Beating an anti-abortion candidate might not be as difficult in the Chicago suburbs as it would be in the South. Still, Lipinski has served seven terms in Congress. A Newman victory might be a sign that the engagement around social issues found in the Politico poll has real power at the ballot box.

“There is no question that the election of 2016 was a national reckoning for people,” Hogue said. “When you look to your elected leadership and you see that they’re standing on the side of Trump and that bankrupt set of values, it really feels like you’re not safe anywhere.”

“I think Marie is part of this wave that we’ve seen that’s saying, ‘Oh no, we are taking this country back and we are moving it into the future,’” she added.

Newman’s campaign also represents a larger strategy by some Democrats — Joe Kennedy is another — to present economic and social issues as fundamentally linked.

The idea “that economic security is embedded in notions of social justice” could help Democrats win a broad swathe of voters, Lawless said. “I think that if they’re able to deliver that message successfully, that’s how the Democrats can appeal not only to the people who have always voted for them or who are progressive but also to some of those disaffected people in the Rust Belt who felt like their own economic security and their economic growth was not as important to Democrats as these hifalutin liberal ideals.”
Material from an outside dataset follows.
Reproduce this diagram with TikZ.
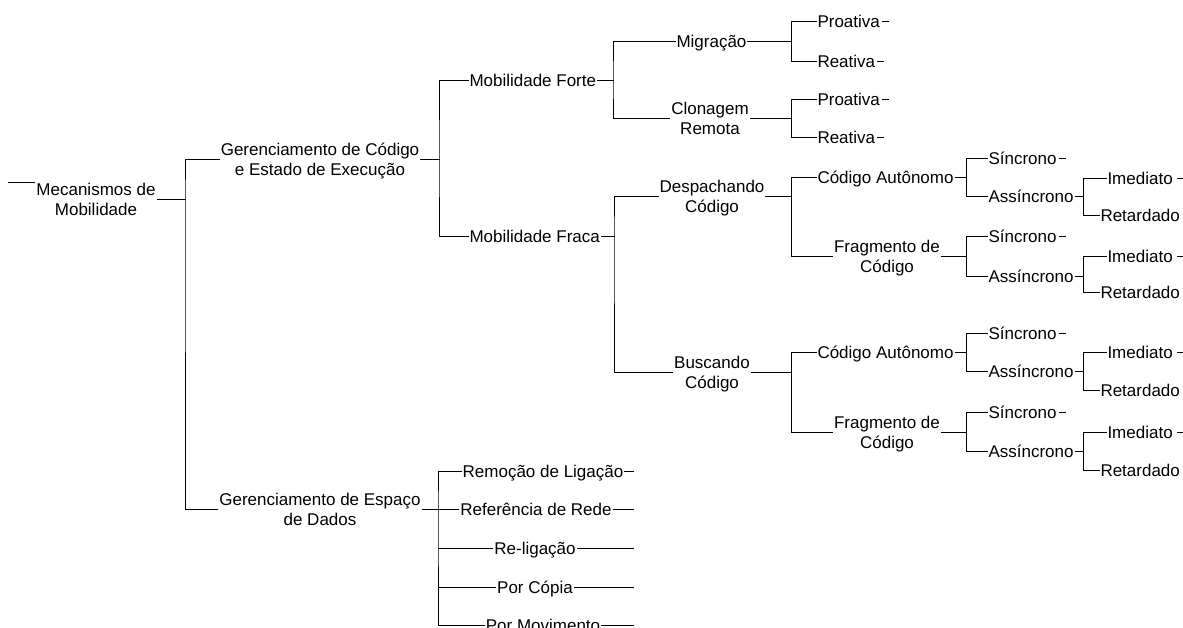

If Newman wins her primary with this strategy, it could be a good sign for its success in November. For now, she’s careful to cast her battle with Lipinski not as a single-issue contest, but as one with broad implications.

“Some media want this to be a fight around abortion,” she said. “This is about everybody’s rights and supporting people’s quality of life, period.”

Correction: An earlier version of this article mistakenly stated that the Democratic Congressional Campaign Committee had endorsed Rep. Dan Lipinski. The DCCC does not issue formal endorsements.